In John 12:41, the narrator of the Fourth Gospel remarks, “Isaiah said these things because he saw his glory and spoke of him.” There is no question that the referent of the pronouns “his” and “him” is Jesus. Similarly there is no ambiguity about the episode in which Isaiah “saw his glory”: it is the vision of Isaiah 6 in which the prophet sees the Lord “high and lifted up.” (The quotation from Isaiah 6 which immediately precedes this verse all but proves this.) John is making a simple exegetical point, with weighty theological ramifications: when Isaiah saw the Lord, the Lord he saw was Jesus, the Logos, the eternal Son, in his eternal heavenly glory.

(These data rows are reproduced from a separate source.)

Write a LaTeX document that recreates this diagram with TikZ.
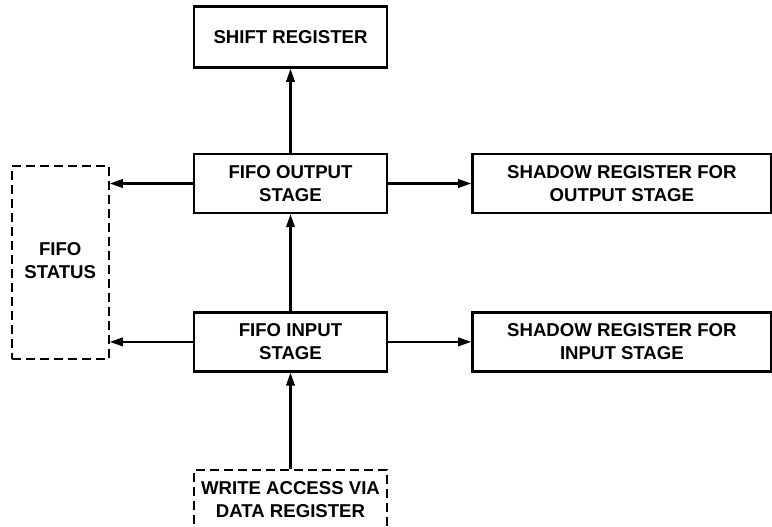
\documentclass[tikz,border=0pt]{standalone}
\usepackage{fontspec}
\setmainfont{Liberation Sans}
\usetikzlibrary{arrows.meta, positioning, calc}

\begin{document}
\begin{tikzpicture}[node distance=84pt, >={Triangle[length=13pt,width=8.5pt]},
    block/.style={draw, rectangle, line width=2.4pt, align=center, font=\fontsize{18.6}{23}\selectfont\bfseries, minimum height=59pt},
    dashblock/.style={block, line width=2.2pt, dash pattern=on 9pt off 5pt},
    link/.style={->, line width=2.1pt}]
    \useasboundingbox (0,0) rectangle (772pt,-527pt);
    % FIFO stages
    \node (outstage) [block, minimum width=193pt] at (290.5pt,-183.5pt) {FIFO OUTPUT\\STAGE};
    \node (shift) [block, minimum width=193pt, minimum height=61pt, above=84pt of outstage] {SHIFT REGISTER};
    \node (instage) [block, minimum width=193pt, below=97pt of outstage] {FIFO INPUT\\STAGE};
    \node (write) [dashblock, minimum width=193pt, below=96pt of instage] {WRITE ACCESS VIA\\DATA REGISTER};
    % shadow registers
    \node (shadowout) [block, minimum width=299pt, right=83pt of outstage] {SHADOW REGISTER FOR\\OUTPUT STAGE};
    \node (shadowin) [block, minimum width=299pt, right=83pt of instage] {SHADOW REGISTER FOR\\INPUT STAGE};
    % status
    \coordinate (mid) at ($(outstage.west)!0.5!(instage.west)$);
    \node (status) [dashblock, minimum width=97pt, minimum height=193pt, left=83pt of mid] {\raisebox{7pt}{\begin{tabular}{@{}c@{}}FIFO\\STATUS\end{tabular}}};
    \draw[link] (outstage) -- (shift);
    \draw[link] (instage) -- (outstage);
    \draw[link] (write) -- (instage);
    \draw[link] (outstage) -- (shadowout);
    \draw[link] (instage) -- (shadowin);
    \draw[link] (outstage.west) -- (outstage.west -| status.east);
    \draw[link] (instage.west) -- (instage.west -| status.east);
\end{tikzpicture}
\end{document}
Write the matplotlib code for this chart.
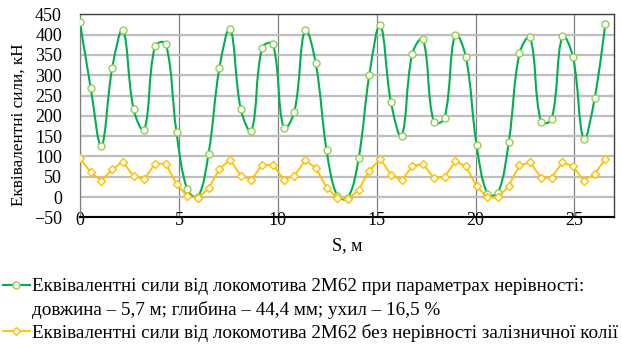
import numpy as np
import matplotlib
matplotlib.use('Agg')
import matplotlib.pyplot as plt
from matplotlib.path import Path
from matplotlib.patches import PathPatch
from matplotlib.lines import Line2D

plt.rcParams['font.family'] = ['Liberation Serif', 'DejaVu Serif']

# S, m
s_m = [0.00, 0.54, 1.08, 1.63, 2.17, 2.71, 3.25, 3.79, 4.34, 4.88,
       5.42, 5.96, 6.50, 7.05, 7.59, 8.13, 8.67, 9.21, 9.76, 10.30,
       10.84, 11.38, 11.92, 12.47, 13.01, 13.55, 14.09, 14.63, 15.18, 15.72,
       16.26, 16.80, 17.34, 17.89, 18.43, 18.97, 19.51, 20.05, 20.60, 21.14,
       21.68, 22.22, 22.76, 23.31, 23.85, 24.39, 24.93, 25.47, 26.02, 26.56]

# еквівалентні сили з нерівністю, кН
force_irreg = [430, 269, 126, 318, 412, 216, 165, 371, 378, 159,
               19, 0, 107, 318, 415, 216, 163, 368, 376, 170,
               210, 412, 329, 115, 2, -2, 96, 301, 424, 234,
               150, 353, 389, 184, 194, 400, 345, 129, 8, 11,
               136, 354, 393, 185, 192, 396, 344, 143, 243, 427]

# еквівалентні сили без нерівності, кН
force_plain = [95, 61, 40, 68, 87, 51, 44, 82, 82, 32,
               2, -3, 21, 69, 92, 52, 43, 79, 79, 43,
               52, 90, 72, 23, -2, -5, 18, 65, 94, 55,
               41, 76, 82, 47, 49, 88, 76, 26, -1, -1,
               28, 78, 85, 48, 48, 85, 76, 40, 57, 93]

label_irreg = 'Еквівалентні сили від локомотива 2М62 при параметрах нерівності:'
label_irreg2 = 'довжина – 5,7 м; глибина – 44,4 мм; ухил – 16,5 %'
label_plain = 'Еквівалентні сили від локомотива 2М62 без нерівності залізничної колії'

x_ticks = [0, 5, 10, 15, 20, 25]
y_ticks = list(range(-50, 451, 50))

green = '#00B050'
green_mk = '#92D050'
yellow = '#FFC000'


def smooth_path(ax, x, y, t=0.38):
    # згладжена лінія як в Excel: Безьє в екранних координатах,
    # дотичні масштабуються довжинами сусідніх відрізків
    pts = ax.transData.transform(np.column_stack([x, y]))
    n = len(pts)
    seg = np.hypot(*np.diff(pts, axis=0).T)
    c_out = pts.copy()
    c_in = pts.copy()
    for i in range(1, n - 1):
        d = pts[i + 1] - pts[i - 1]
        la, lb = seg[i - 1], seg[i]
        c_out[i] = pts[i] + d * lb / (la + lb) * t
        c_in[i] = pts[i] - d * la / (la + lb) * t
    verts = [pts[0]]
    codes = [Path.MOVETO]
    for i in range(n - 1):
        verts += [c_out[i], c_in[i + 1], pts[i + 1]]
        codes += [Path.CURVE4] * 3
    verts = ax.transData.inverted().transform(np.array(verts))
    return Path(verts, codes)


fig = plt.figure(figsize=(6.22, 3.45), dpi=100)
ax = fig.add_axes([80 / 622, 1 - 217.3 / 345, 534 / 622, 203 / 345])

ax.set_xlim(0, 27)
ax.set_ylim(-50, 450)

ax.add_patch(PathPatch(smooth_path(ax, s_m, force_irreg), fill=False,
                       edgecolor=green, lw=1.5, zorder=3))
ax.plot(s_m, force_irreg, ls='none', marker='o', ms=5, mfc='white',
        mec=green_mk, mew=1.0, zorder=4)
ax.plot(s_m, force_plain, color=yellow, lw=1.3, marker='D', ms=4.5,
        mfc='white', mec=yellow, mew=1.0, zorder=4)

ax.set_xticks(x_ticks)
ax.set_yticks(y_ticks)
ax.tick_params(length=0, labelsize=13)
ax.tick_params(axis='x', pad=-4)
ax.tick_params(axis='y', pad=13)

ax.grid(axis='y', color='#BFBFBF', lw=1.6, zorder=0)
ax.grid(axis='x', color='#808080', lw=0.9, zorder=0)
ax.set_axisbelow(True)

ax.spines['bottom'].set_color('black')
ax.spines['bottom'].set_linewidth(1.5)
ax.spines['left'].set_color('#808080')
ax.spines['left'].set_linewidth(0.9)
for side in ['top', 'right']:
    ax.spines[side].set_color('#404040')
    ax.spines[side].set_linewidth(1.0)

ax.set_ylabel('Еквівалентні сили, кН', fontsize=12.3)
ax.yaxis.label.set_va('center')
ax.yaxis.set_label_coords(-0.115, 0.455)
ax.set_xlabel('S, м', fontsize=13)
ax.xaxis.label.set_va('center')
ax.xaxis.set_label_coords(0.5, -0.141)

handles = [
    Line2D([], [], color=green, lw=1.5, marker='o', ms=5, mfc='white',
           mec=green_mk, mew=1.0),
    Line2D([], [], color='none'),
    Line2D([], [], color=yellow, lw=1.3, marker='D', ms=4.5, mfc='white',
           mec=yellow, mew=1.0),
]
fig.legend(handles, [label_irreg, label_irreg2, label_plain],
           loc='upper left', bbox_to_anchor=(3 / 622, 1 - 278 / 345),
           frameon=False, fontsize=13.8, handlelength=1.4, handletextpad=0.12,
           borderaxespad=0, borderpad=0, labelspacing=0.28)

fig.savefig('out.png', dpi=100)
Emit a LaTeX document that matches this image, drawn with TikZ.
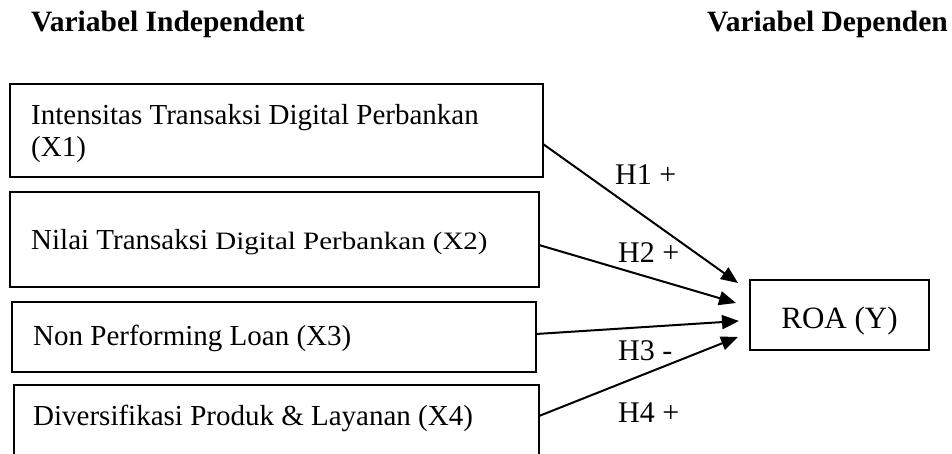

(John also clearly believes that the “suffering servant” of Isaiah 53 is likewise Jesus; but that is a point upon which to expand another time.)
This helps to clarify what, from the trinitarian perspective of the New Testament (yes, I said it!), is the exact nature of the testamental discontinuity — and continuity. It is not that the Old Testament exclusively reveals the Father as God, while the Son is previously “unknown” as also being God. (A fortiori regarding the Spirit!) Neither, therefore, is it that God was known as One in the Old Covenant, and is now known as Three in the New, and these must somehow be reconciled by a complicated theological grammar. Rather, John’s remark implies that when the One God has been seen and heard and worshipped in the Old Covenant, it is as the eternal Son that He has been seen and heard and worshipped. The Logos is always characteristically the one who makes the invisible God visible — audible, perceptible, thinkable, knowable. (Consider John 1:18: “No one has ever seen God.”) There is for John thus, at the divine level, an absolute continuity of both revelation and worship between the covenants. The discontinuity — and therefore the scandal — of the New Covenant is merely (!) that God the eternal Son is revealed and worshipped as a man: “the Logos became flesh and dwelt among us.” This is the scandal which is too great for the Pharisees in the passage to accept — “to whom has the arm of the Lord been revealed?”
The key question for critics of “theological interpretation of Scripture”: Does “non-theological interpretation” of Scripture exist? It is normally claimed that the historical-critical mode of interpretation, in opposition to various religiously motivated modes, provides a set of “scientific” tools to establish the original meaning of the text in question (or the meaning now hidden underneath numerous redactional layers), so as to lay a surer foundation for future reflection upon the text. (Set aside, for a moment, the recognition that rather than producing a unified, scientific account of the Bible’s meaning and origins, the historical-critical mode has provided only a far more fragmented and scrambled picture, or rather set of pictures, than existed in the supposedly pre-critical age.) Essential to this mode is the assertion (which, at a certain level, I accept without controversy) that the history of a text’s, or idea’s, development and effects is absolutely critical to understanding its meaning. Now turn this question to the historical-critical mode itself. It has a history, and a distinctly theological history at that. Its developers and proponents had beliefs, complex beliefs indeed, about God, the Church, the Bible, and the like — living when and where they did, how could they not? Those beliefs affected their work, as their work affected their beliefs, in a constant hermeneutical spiral, affecting the directions given to their intellectual passions and the sorts of resolutions they found satisfying — how could they not? Can the historical-critical mode — or any mode of interpretation of a text which confronts one with questions about God (and is there any text which does not?) — really then be called “non-theological”?